Island of dreams

19 September, 2014

Can Scottish single malt meet the commercial demands of the marketing men but still be true to its traditions? Dominic Roskrow asks Islay’s whisky makers what they think

Scene one: We’re in a smart jewellers’ shop in Mayfair, London. There are about 40 of us all smartly dressed and drinking champagne – not whisky – and we’re admiring a single bottle of Islay whisky which is suspended in a glass floodlit cabinet. 

It’s all a little uncomfortable. These aren’t the normal motley crew of the drinks media but cool and confident dudes from men’s lifestyle magazines or from slick public relations companies in south west London. The men all speak loudly, the PRs all have double-barrelled surnames and are called Sam.

The bottle is on display because it’s on a whirlwind tour from New York to Shanghai via London, Paris and Berlin. It will eventually return to New York where it is hoped to fetch for tens of thousands of pounds at auction. It’s for charity, but even so. And later in the evening a 5cl sample of the whisky will be the subject of a Dutch auction where my £39.99 will not be successful. A bid just under £1000 is. 

Scene two: We’re sitting on the seawall outside Bowmore Distillery, sipping Bowmore and looking out towards Bruichladdich across Loch Indaal. It’s sunny but windy, and sunlight is flitting off the waves in the choppy loch. It’s hard to imagine feeling more vital. 

Earlier we’d walked down to the sea at Ardbeg to the south of the island and watched sea birds above the rocky crags offshore. There’s nothing to spoil the view here – no telegraph poles, no wind farms, no industry, just the unspoilt view that would have greeted the Lords of the Isles when they called this home, or the Vikings when they arrived on one of their many forays.

“It all seems a long way from London,” my companion says. And I think of that night in Mayfair and chuckle. It most surely is, I think. It most surely is.

Amused and bemused

There is something amusing and bemusing about the fact that the two worlds outlined above can ever meet or are intrinsically linked to each other. And certainly the hardy and hard-working folk of what is dubbed ‘the whisky isle’ see the funny side of the glamour and gloss that now dominates the world of scotch whisky.

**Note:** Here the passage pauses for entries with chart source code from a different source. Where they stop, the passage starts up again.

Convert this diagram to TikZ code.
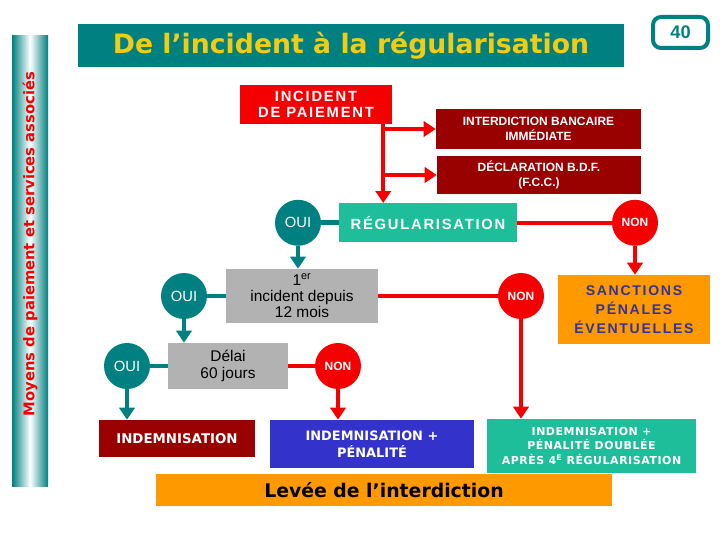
\documentclass[tikz,border=0pt]{standalone}
\usepackage{fontspec}
\setmainfont{Liberation Sans}
\newfontfamily\verd{DejaVu Sans}
\newfontfamily\espace[LetterSpace=12]{Liberation Sans}
\usetikzlibrary{arrows.meta}
\definecolor{sarcelle}{RGB}{0,128,128}
\definecolor{jaune}{RGB}{240,204,20}
\definecolor{rouge}{RGB}{245,0,0}
\definecolor{rougefonce}{RGB}{153,0,0}
\definecolor{vertd}{RGB}{30,190,155}
\definecolor{ambre}{RGB}{255,153,0}
\definecolor{indigo}{RGB}{51,51,153}
\definecolor{bleu}{RGB}{51,51,204}
\definecolor{gris}{RGB}{178,178,178}
\begin{document}
\begin{tikzpicture}
\tikzset{
    >={Triangle[length=0.3cm,width=0.38cm]},
    boite/.style={rectangle, inner sep=0pt, align=center, text=white},
    rond/.style={circle, inner sep=0pt, minimum size=1.15cm, text=white},
    oui/.style={rond, fill=sarcelle, font=\fontsize{10.5}{12}\selectfont},
    non/.style={rond, fill=rouge, font=\bfseries\fontsize{8.5}{10}\selectfont},
    lienR/.style={line width=0.1cm, rouge},
    lienV/.style={line width=0.12cm, sarcelle}
}
\useasboundingbox (0,0) rectangle (18,13.5);
\shade[left color=sarcelle, right color=sarcelle, middle color=white] (0.3,1.325) rectangle (1.2,12.6);
\node[rotate=90, text=rouge, font=\verd\bfseries\fontsize{10.5}{12}\selectfont] (cote) at (0.75,7.4) {Moyens de paiement et services associés};
\node[boite, fill=sarcelle, minimum width=13.65cm, minimum height=1.075cm, text=jaune,
      font=\verd\bfseries\fontsize{19}{22}\selectfont] (titre) at (8.775,12.3625) {De l’incident à la régularisation};
\node[boite, draw=sarcelle, fill=white, line width=0.1cm, rounded corners=0.2cm, minimum width=1.375cm,
      minimum height=0.775cm, text=sarcelle, font=\bfseries\fontsize{13}{15}\selectfont] (page) at (17.0125,12.6875) {40};
\node[boite, fill=rouge, minimum width=3.8cm, minimum height=0.975cm,
      font=\espace\bfseries\fontsize{10.5}{11.5}\selectfont] (inc) at (7.9,10.8875) {INCIDENT\\DE PAIEMENT};
\node[boite, fill=rougefonce, minimum width=5.125cm, minimum height=1cm,
      font=\bfseries\fontsize{8.5}{10.5}\selectfont] (interd) at (13.4625,10.275) {INTERDICTION BANCAIRE\\IMMÉDIATE};
\node[boite, fill=rougefonce, minimum width=5.1cm, minimum height=0.95cm,
      font=\bfseries\fontsize{8.5}{10.5}\selectfont] (decl) at (13.475,9.125) {DÉCLARATION B.D.F.\\(F.C.C.)};
\node[boite, fill=vertd, minimum width=4.45cm, minimum height=0.975cm,
      font=\espace\bfseries\fontsize{10.5}{12}\selectfont] (regul) at (10.7,7.93) {RÉGULARISATION};
\node[oui] (oui1) at (7.45,7.93) {OUI};
\node[non] (non1) at (15.875,7.93) {NON};
\node[boite, fill=ambre, minimum width=3.8cm, minimum height=1.725cm, text=indigo,
      font=\espace\bfseries\fontsize{10}{13.5}\selectfont] (sanct) at (15.85,5.7625) {SANCTIONS\\PÉNALES\\ÉVENTUELLES};
\node[boite, fill=gris, minimum width=3.8cm, minimum height=1.35cm, text=black,
      font=\fontsize{11}{11.5}\selectfont] (prem) at (7.55,6.1) {1\textsuperscript{er}\\incident depuis\\12 mois};
\node[oui] (oui2) at (4.6,6.1) {OUI};
\node[non] (non2) at (13.025,6.1) {NON};
\node[boite, fill=gris, minimum width=3cm, minimum height=1.15cm, text=black,
      font=\fontsize{11}{12.5}\selectfont] (delai) at (5.7,4.35) {Délai\\60 jours};
\node[oui] (oui3) at (3.175,4.35) {OUI};
\node[non] (non3) at (8.45,4.35) {NON};
\node[boite, fill=rougefonce, minimum width=3.9cm, minimum height=0.925cm,
      font=\verd\bfseries\fontsize{9.5}{11}\selectfont] (indem) at (4.425,2.5375) {INDEMNISATION};
\node[boite, fill=bleu, minimum width=5.1cm, minimum height=1.2cm,
      font=\verd\bfseries\fontsize{9.2}{12}\selectfont] (indpen) at (9.3,2.4) {INDEMNISATION +\\PÉNALITÉ};
\node[boite, fill=vertd, minimum width=5.225cm, minimum height=1.35cm,
      font=\verd\bfseries\addfontfeature{LetterSpace=5}\fontsize{7.8}{10}\selectfont] (doub) at (14.7875,2.35)
      {INDEMNISATION +\\PÉNALITÉ DOUBLÉE\\APRÈS 4\textsuperscript{E} RÉGULARISATION};
\node[boite, fill=ambre, minimum width=11.4cm, minimum height=0.8cm, text=black,
      font=\verd\bfseries\fontsize{13.4}{15}\selectfont] (levee) at (9.6,1.25) {Levée de l’interdiction};
\draw[lienR, ->] ([xshift=-0.225cm]inc.south east) coordinate (t0) -- (t0 |- regul.north);
\draw[lienR, ->] (t0 |- interd.west) -- (interd.west);
\draw[lienR, ->] (t0 |- decl.west) -- (decl.west);
\draw[lienV] (oui1) -- (regul);
\draw[lienR] (regul) -- (non1);
\draw[lienR, ->] (non1) -- (non1 |- sanct.north);
\draw[lienV, ->] (oui1) -- (oui1 |- prem.north);
\draw[lienV] (oui2) -- (prem);
\draw[lienR] (prem) -- (non2);
\draw[lienV, ->] (oui2) -- (oui2 |- delai.north);
\draw[lienR, ->] (non2) -- (non2 |- doub.north);
\draw[lienV] (oui3) -- (delai);
\draw[lienR] (delai) -- (non3);
\draw[lienV, ->] (oui3) -- (oui3 |- indem.north);
\draw[lienR, ->] (non3) -- (non3 |- indpen.north);
\end{tikzpicture}
\end{document}
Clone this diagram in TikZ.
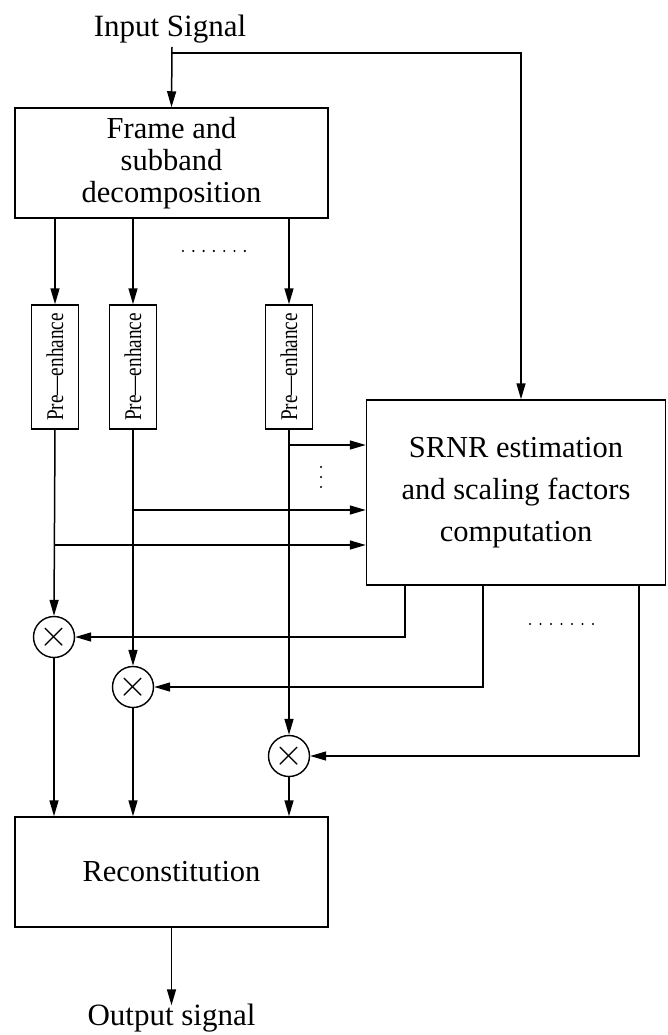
\documentclass[tikz,border=0pt]{standalone}
\usepackage{fontspec}
\setmainfont{Liberation Serif}
\usetikzlibrary{arrows.meta, positioning, calc}

\tikzset{
  block/.style={draw, line width=1.5pt, align=center, inner sep=0pt,
    font=\fontsize{30.5}{32}\selectfont},
  preblock/.style={draw, line width=1.5pt, minimum width=47pt, minimum height=124pt,
    inner sep=0pt, font=\fontsize{24}{24}\selectfont},
  mult/.style={draw, circle, line width=1.4pt, minimum size=41pt, inner sep=0pt,
    font=\fontsize{24}{24}\selectfont},
  label/.style={font=\fontsize{31}{32}\selectfont, inner sep=0pt},
  sig/.style={-{Triangle[length=16pt,width=9pt]}, line width=1.5pt},
}

\begin{document}
\begin{tikzpicture}[x=1pt, y=-1pt]
  \useasboundingbox (0,0) rectangle (667,1035);

  % input and decomposition
  \node[label, anchor=base] (insig) at (170,37) {Input Signal};
  \node[block, minimum width=313pt, minimum height=110pt] (frame) at (171.5,163)
    {Frame and\\ subband\\ decomposition};
  \coordinate (split) at (172,53);

  % pre-enhancement per subband
  \node[preblock] (pre1) at (55,367) {\rotatebox{90}{\scalebox{0.8}[1]{Pre—enhance}}};
  \node[preblock] (pre2) at (133,367) {\rotatebox{90}{\scalebox{0.8}[1]{Pre—enhance}}};
  \node[preblock] (pre3) at (289,367) {\rotatebox{90}{\scalebox{0.8}[1]{Pre—enhance}}};

  % SRNR estimation
  \node[block, minimum width=299pt, minimum height=185pt,
    font=\fontsize{30.5}{42}\selectfont] (srnr) at (516,492.5)
    {SRNR estimation\\ and scaling factors\\ computation};

  % multipliers
  \node[mult] (m1) at (54,637) {\scalebox{1.5}{$\times$}};
  \node[mult] (m2) at (133,687) {\scalebox{1.5}{$\times$}};
  \node[mult] (m3) at (289,756) {\scalebox{1.5}{$\times$}};

  % reconstitution and output
  \node[block, minimum width=313pt, minimum height=110pt] (recon) at (171.5,872)
    {Reconstitution};
  \node[label, anchor=base] (outsig) at (171.5,1025) {Output signal};

  \coordinate (r3) at (0,445);
  \coordinate (r2) at (0,510);
  \coordinate (r1) at (0,545);

  % connectors
  \draw[sig] (split |- 0,47) -- (frame.north);
  \draw[sig] (split) -| ([xshift=5pt]srnr.north);
  \foreach \p in {pre1,pre2,pre3}
    \draw[sig] (frame.south -| \p) -- (\p.north);
  \draw[sig] (pre1.south) -- (m1.north);
  \draw[sig] (pre2.south) -- (m2.north);
  \draw[sig] (pre3.south) -- (m3.north);
  \draw[sig] (pre3.south |- r3) -- (srnr.west |- r3);
  \draw[sig] (pre2.south |- r2) -- (srnr.west |- r2);
  \draw[sig] (pre1.south |- r1) -- (srnr.west |- r1);
  \draw[sig] ([xshift=39pt]srnr.south west) |- (m1.east);
  \draw[sig] ([xshift=117pt]srnr.south west) |- (m2.east);
  \draw[sig] ([xshift=273pt]srnr.south west) |- (m3.east);
  \foreach \m in {m1,m2,m3}
    \draw[sig] (\m.south) -- (\m.south |- recon.north);
  \draw[sig] (recon.south) -- ([yshift=-2pt]outsig.north);

  % dots
  \foreach \i in {0,...,6}
    \fill (183+\i*10.3,251) circle (1.2pt);
  \foreach \i in {0,...,2}
    \fill (321,467+\i*10) circle (1.2pt);
  \foreach \i in {0,...,6}
    \fill (530+\i*10.5,624) circle (1.2pt);
\end{tikzpicture}
\end{document}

But there’s a less funny side, too. Whisper it quietly, but people are starting to question whether the soul of scotch whisky is being lost among all the packaging. And, with the tide well and truly in for scotch and demand greater than ever, whether at least some players are cutting corners to cash in. 

They point to the proliferation of whiskies which no longer carry an age statement, some of which are clearly too young, too bland, and/or too expensive.